REQUIREMENT
Take the lines of the data below from the very first through the line containing "height = 1646 - margin.top - margin.bottom;" and output them exactly, pictures excluded.

DATA EXCERPT
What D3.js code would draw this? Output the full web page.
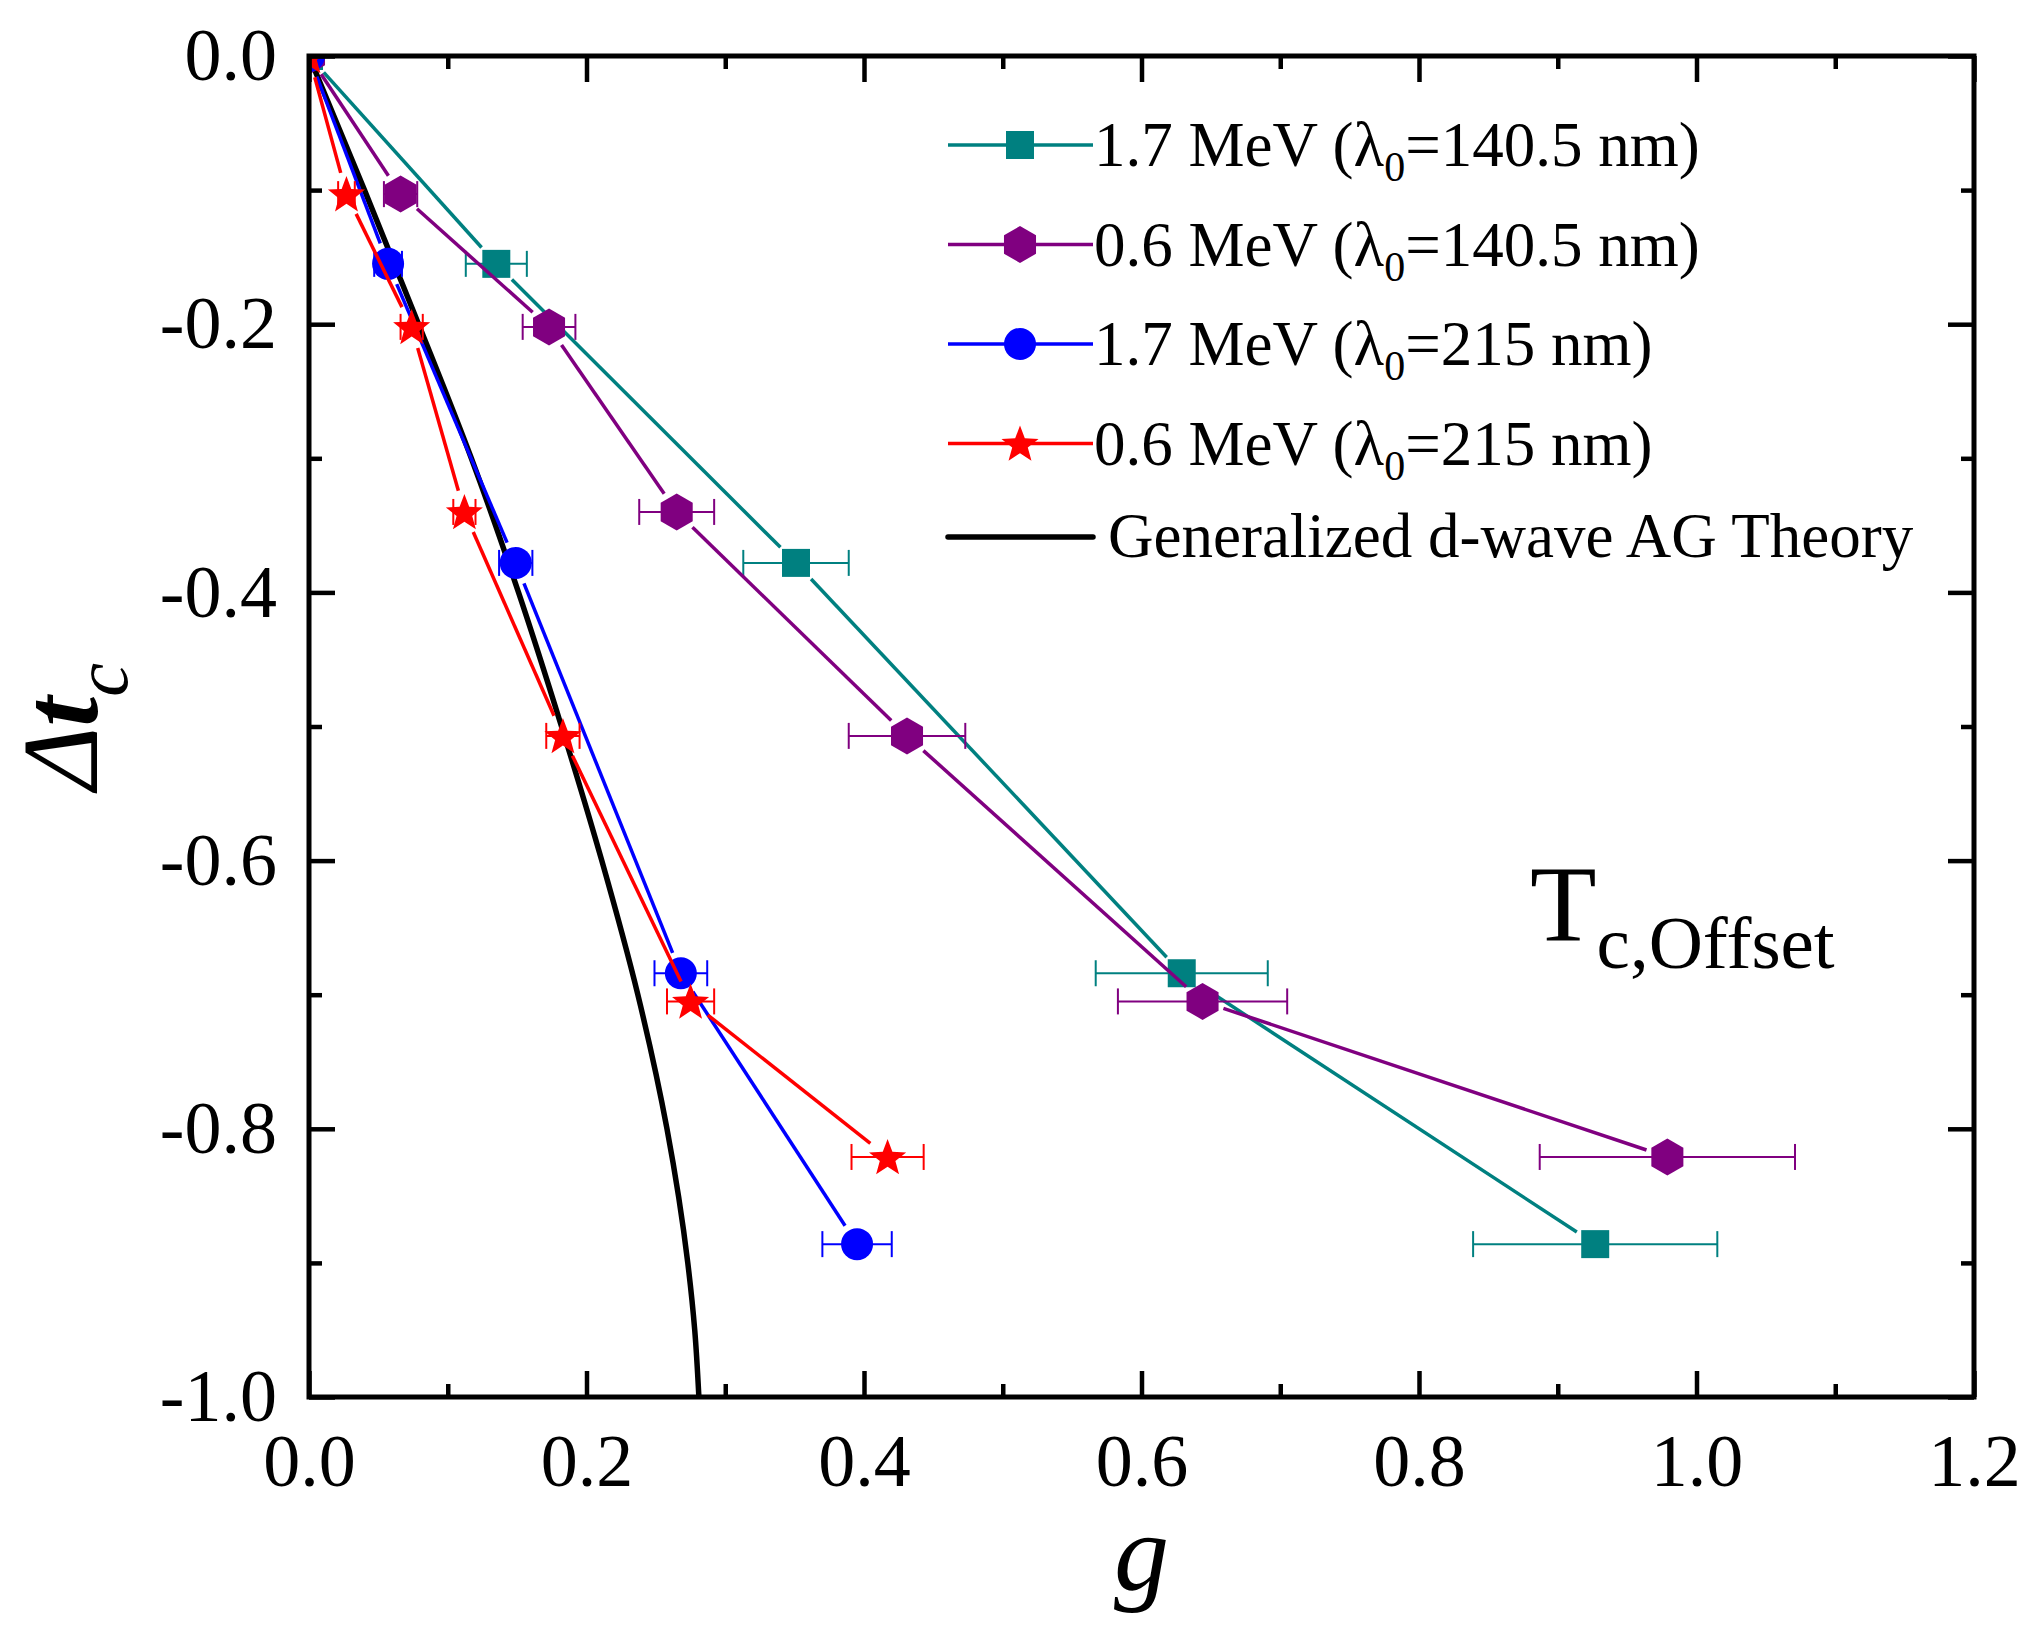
<!DOCTYPE html>
<html>
<head>
<meta charset="utf-8">
<script src="https://cdn.jsdelivr.net/npm/d3@7"></script>
<style>
  body { margin: 0; background: #fff; }
  text { font-family: "Liberation Serif", "Times New Roman", serif; fill: #000; }
</style>
</head>
<body>
<div id="chart"></div>
<script>
// data
var gTeal = [0, 0.135, 0.351, 0.629, 0.927];
var dtTeal = [0, -0.155, -0.378, -0.684, -0.886];
var errTeal = [0, 0.022, 0.038, 0.062, 0.088];

var gPurple = [0, 0.066, 0.173, 0.265, 0.431, 0.644, 0.979];
var dtPurple = [0, -0.103, -0.202, -0.340, -0.507, -0.705, -0.821];
var errPurple = [0, 0.012, 0.019, 0.027, 0.042, 0.061, 0.092];

var gBlue = [0, 0.057, 0.149, 0.268, 0.395];
var dtBlue = [0, -0.155, -0.378, -0.684, -0.886];
var errBlue = [0, 0.010, 0.012, 0.019, 0.025];

var gRed = [0, 0.027, 0.074, 0.112, 0.183, 0.275, 0.417];
var dtRed = [0, -0.103, -0.202, -0.340, -0.507, -0.705, -0.821];
var errRed = [0, 0.006, 0.008, 0.008, 0.012, 0.017, 0.026];

var theoryG = [0, 0.040, 0.079, 0.117, 0.151, 0.182, 0.211, 0.237, 0.258, 0.273, 0.278, 0.281];
var theoryDt = [0, -0.1, -0.2, -0.3, -0.4, -0.5, -0.6, -0.7, -0.8, -0.9, -0.95, -1.0];

var legendLabels = [
  ["1.7 MeV (\u03bb", "0", "=140.5 nm)"],
  ["0.6 MeV (\u03bb", "0", "=140.5 nm)"],
  ["1.7 MeV (\u03bb", "0", "=215 nm)"],
  ["0.6 MeV (\u03bb", "0", "=215 nm)"]
];
var theoryLabel = "Generalized d-wave AG Theory";

var xTicks = [0, 0.2, 0.4, 0.6, 0.8, 1.0, 1.2];
var xTickLabels = ["0.0", "0.2", "0.4", "0.6", "0.8", "1.0", "1.2"];
var xMinor = [0.1, 0.3, 0.5, 0.7, 0.9, 1.1];
var yTicks = [0, -0.2, -0.4, -0.6, -0.8, -1.0];
var yTickLabels = ["0.0", "-0.2", "-0.4", "-0.6", "-0.8", "-1.0"];
var yMinor = [-0.1, -0.3, -0.5, -0.7, -0.9];

var series = [
  { g: gTeal, dt: dtTeal, err: errTeal, color: "#008080", shape: "square" },
  { g: gPurple, dt: dtPurple, err: errPurple, color: "#800080", shape: "hexagon" },
  { g: gBlue, dt: dtBlue, err: errBlue, color: "#0000ff", shape: "circle" },
  { g: gRed, dt: dtRed, err: errRed, color: "#ff0000", shape: "star" }
];

var margin = { top: 56, right: 69, bottom: 249, left: 309 },
  width = 2043 - margin.left - margin.right,
  height = 1646 - margin.top - margin.bottom;

var svg = d3.select("#chart")
  .append("svg")
  .attr("width", 2043)
  .attr("height", 1646)
  .append("g")
  .attr("transform", "translate(" + margin.left + "," + margin.top + ")");

var x = d3.scaleLinear().domain([0, 1.2]).range([0, width]);
var y = d3.scaleLinear().domain([-1, 0]).range([height, 0]);

svg.append("clipPath").attr("id", "plot-clip")
  .append("rect").attr("width", width).attr("height", height);

function shapePath(name) {
  if (name === "square") return d3.symbol(d3.symbolSquare, 28 * 28)();
  if (name === "circle") return d3.symbol(d3.symbolCircle, Math.PI * 16 * 16)();
  var pts = [];
  if (name === "hexagon") {
    for (var i = 0; i < 6; i++) {
      var a = Math.PI / 3 * i;
      pts.push([18.5 * Math.sin(a), -18.5 * Math.cos(a)]);
    }
  } else {
    for (var j = 0; j < 10; j++) {
      var b = Math.PI / 5 * j, r = j % 2 ? 8.2 : 19.5;
      pts.push([r * Math.sin(b), -r * Math.cos(b) + 1.5]);
    }
  }
  return "M" + pts.map(function (p) { return p[0].toFixed(2) + "," + p[1].toFixed(2); }).join("L") + "Z";
}

// theory curve
var plot = svg.append("g").attr("clip-path", "url(#plot-clip)");

plot.append("path")
  .datum(theoryG.map(function (g, i) { return [g, theoryDt[i]]; }))
  .attr("fill", "none")
  .attr("stroke", "#000")
  .attr("stroke-width", 5.5)
  .attr("d", d3.line()
    .x(function (d) { return x(d[0]); })
    .y(function (d) { return y(d[1]); })
    .curve(d3.curveMonotoneY));

// series: lines with gaps at the symbols, error bars, symbols
var gap = 22;
series.forEach(function (s) {
  var pts = s.g.map(function (g, i) { return [x(g), y(s.dt[i])]; });
  for (var i = 0; i < pts.length - 1; i++) {
    var p0 = pts[i], p1 = pts[i + 1];
    var dx = p1[0] - p0[0], dy = p1[1] - p0[1], len = Math.sqrt(dx * dx + dy * dy);
    if (len <= 2 * gap) continue;
    var ux = dx / len, uy = dy / len;
    plot.append("line")
      .attr("x1", p0[0] + ux * gap).attr("y1", p0[1] + uy * gap)
      .attr("x2", p1[0] - ux * gap).attr("y2", p1[1] - uy * gap)
      .attr("stroke", s.color)
      .attr("stroke-width", 3.5);
  }

  var eb = plot.append("g").attr("stroke", s.color).attr("stroke-width", 2);
  s.g.forEach(function (g, i) {
    if (!s.err[i]) return;
    var yy = y(s.dt[i]), xl = x(g - s.err[i]), xr = x(g + s.err[i]);
    eb.append("line").attr("x1", xl).attr("x2", xr).attr("y1", yy).attr("y2", yy);
    eb.append("line").attr("x1", xl).attr("x2", xl).attr("y1", yy - 13).attr("y2", yy + 13);
    eb.append("line").attr("x1", xr).attr("x2", xr).attr("y1", yy - 13).attr("y2", yy + 13);
  });

  plot.selectAll(null)
    .data(pts)
    .enter()
    .append("path")
    .attr("d", shapePath(s.shape))
    .attr("transform", function (d) { return "translate(" + d[0] + "," + d[1] + ")"; })
    .attr("fill", s.color);
});

// axes, ticks pointing inward on all four sides
function styleAxis(g) {
  g.select(".domain").remove();
  g.selectAll(".tick line").attr("stroke", "#000").attr("stroke-width", 4.5);
  g.selectAll("text").style("font-size", "74px").attr("fill", "#000");
}

svg.append("g")
  .attr("transform", "translate(0," + height + ")")
  .call(d3.axisBottom(x).tickValues(xTicks).tickSize(-26).tickPadding(36)
    .tickFormat(function (d, i) { return xTickLabels[i]; }))
  .call(styleAxis);
svg.append("g")
  .attr("transform", "translate(0," + height + ")")
  .call(d3.axisBottom(x).tickValues(xMinor).tickSize(-13).tickFormat(""))
  .call(styleAxis);
svg.append("g")
  .call(d3.axisTop(x).tickValues(xTicks).tickSize(-26).tickFormat(""))
  .call(styleAxis);
svg.append("g")
  .call(d3.axisTop(x).tickValues(xMinor).tickSize(-13).tickFormat(""))
  .call(styleAxis);

svg.append("g")
  .call(d3.axisLeft(y).tickValues(yTicks).tickSize(-26).tickPadding(32)
    .tickFormat(function (d, i) { return yTickLabels[i]; }))
  .call(styleAxis);
svg.append("g")
  .call(d3.axisLeft(y).tickValues(yMinor).tickSize(-13).tickFormat(""))
  .call(styleAxis);
svg.append("g")
  .attr("transform", "translate(" + width + ",0)")
  .call(d3.axisRight(y).tickValues(yTicks).tickSize(-26).tickFormat(""))
  .call(styleAxis);
svg.append("g")
  .attr("transform", "translate(" + width + ",0)")
  .call(d3.axisRight(y).tickValues(yMinor).tickSize(-13).tickFormat(""))
  .call(styleAxis);

svg.append("rect")
  .attr("width", width)
  .attr("height", height)
  .attr("fill", "none")
  .attr("stroke", "#000")
  .attr("stroke-width", 5);

// axis titles
svg.append("text")
  .attr("x", width / 2)
  .attr("y", 1590 - margin.top)
  .attr("text-anchor", "middle")
  .style("font-size", "110px")
  .style("font-style", "italic")
  .text("g");

var yt = svg.append("text")
  .attr("transform", "translate(" + (97 - margin.left) + "," + (height / 2) + ") rotate(-90)")
  .attr("text-anchor", "middle")
  .style("font-size", "108px")
  .style("font-style", "italic");
yt.append("tspan").text("\u0394");
yt.append("tspan").style("font-weight", "bold").text("t");
yt.append("tspan").attr("dy", 30).style("font-size", "76px").text("c");

// annotation
var ann = svg.append("text")
  .attr("x", 1530 - margin.left)
  .attr("y", 940 - margin.top)
  .style("font-size", "109px");
ann.append("tspan").text("T");
ann.append("tspan").attr("dy", 28).style("font-size", "75px").text("c,Offset");

// legend
var legend = svg.append("g").attr("transform", "translate(" + (948 - margin.left) + "," + (145 - margin.top) + ")");
series.forEach(function (s, i) {
  var row = legend.append("g").attr("transform", "translate(0," + (i * 99.5) + ")");
  row.append("line").attr("x1", 0).attr("x2", 145).attr("y1", 0).attr("y2", 0)
    .attr("stroke", s.color).attr("stroke-width", 3.5);
  row.append("path").attr("d", shapePath(s.shape)).attr("transform", "translate(72,0)").attr("fill", s.color);
  var t = row.append("text").attr("x", 146).attr("y", 21).style("font-size", "63px");
  t.append("tspan").text(legendLabels[i][0]);
  t.append("tspan").attr("dy", 15).style("font-size", "42px").text(legendLabels[i][1]);
  t.append("tspan").attr("dy", -15).text(legendLabels[i][2]);
});
var lastRow = legend.append("g").attr("transform", "translate(0," + (537 - 145) + ")");
lastRow.append("line").attr("x1", 0).attr("x2", 145).attr("y1", 0).attr("y2", 0)
  .attr("stroke", "#000").attr("stroke-width", 5.5).attr("stroke-linecap", "round");
lastRow.append("text").attr("x", 160).attr("y", 20).style("font-size", "63px").text(theoryLabel);
</script>
</body>
</html>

THE RESULT
What D3.js code would draw this? Output the full web page.
<!DOCTYPE html>
<html>
<head>
<meta charset="utf-8">
<script src="https://cdn.jsdelivr.net/npm/d3@7"></script>
<style>
  body { margin: 0; background: #fff; }
  text { font-family: "Liberation Serif", "Times New Roman", serif; fill: #000; }
</style>
</head>
<body>
<div id="chart"></div>
<script>
// data
var gTeal = [0, 0.135, 0.351, 0.629, 0.927];
var dtTeal = [0, -0.155, -0.378, -0.684, -0.886];
var errTeal = [0, 0.022, 0.038, 0.062, 0.088];

var gPurple = [0, 0.066, 0.173, 0.265, 0.431, 0.644, 0.979];
var dtPurple = [0, -0.103, -0.202, -0.340, -0.507, -0.705, -0.821];
var errPurple = [0, 0.012, 0.019, 0.027, 0.042, 0.061, 0.092];

var gBlue = [0, 0.057, 0.149, 0.268, 0.395];
var dtBlue = [0, -0.155, -0.378, -0.684, -0.886];
var errBlue = [0, 0.010, 0.012, 0.019, 0.025];

var gRed = [0, 0.027, 0.074, 0.112, 0.183, 0.275, 0.417];
var dtRed = [0, -0.103, -0.202, -0.340, -0.507, -0.705, -0.821];
var errRed = [0, 0.006, 0.008, 0.008, 0.012, 0.017, 0.026];

var theoryG = [0, 0.040, 0.079, 0.117, 0.151, 0.182, 0.211, 0.237, 0.258, 0.273, 0.278, 0.281];
var theoryDt = [0, -0.1, -0.2, -0.3, -0.4, -0.5, -0.6, -0.7, -0.8, -0.9, -0.95, -1.0];

var legendLabels = [
  ["1.7 MeV (\u03bb", "0", "=140.5 nm)"],
  ["0.6 MeV (\u03bb", "0", "=140.5 nm)"],
  ["1.7 MeV (\u03bb", "0", "=215 nm)"],
  ["0.6 MeV (\u03bb", "0", "=215 nm)"]
];
var theoryLabel = "Generalized d-wave AG Theory";

var xTicks = [0, 0.2, 0.4, 0.6, 0.8, 1.0, 1.2];
var xTickLabels = ["0.0", "0.2", "0.4", "0.6", "0.8", "1.0", "1.2"];
var xMinor = [0.1, 0.3, 0.5, 0.7, 0.9, 1.1];
var yTicks = [0, -0.2, -0.4, -0.6, -0.8, -1.0];
var yTickLabels = ["0.0", "-0.2", "-0.4", "-0.6", "-0.8", "-1.0"];
var yMinor = [-0.1, -0.3, -0.5, -0.7, -0.9];

var series = [
  { g: gTeal, dt: dtTeal, err: errTeal, color: "#008080", shape: "square" },
  { g: gPurple, dt: dtPurple, err: errPurple, color: "#800080", shape: "hexagon" },
  { g: gBlue, dt: dtBlue, err: errBlue, color: "#0000ff", shape: "circle" },
  { g: gRed, dt: dtRed, err: errRed, color: "#ff0000", shape: "star" }
];

var margin = { top: 56, right: 69, bottom: 249, left: 309 },
  width = 2043 - margin.left - margin.right,
  height = 1646 - margin.top - margin.bottom;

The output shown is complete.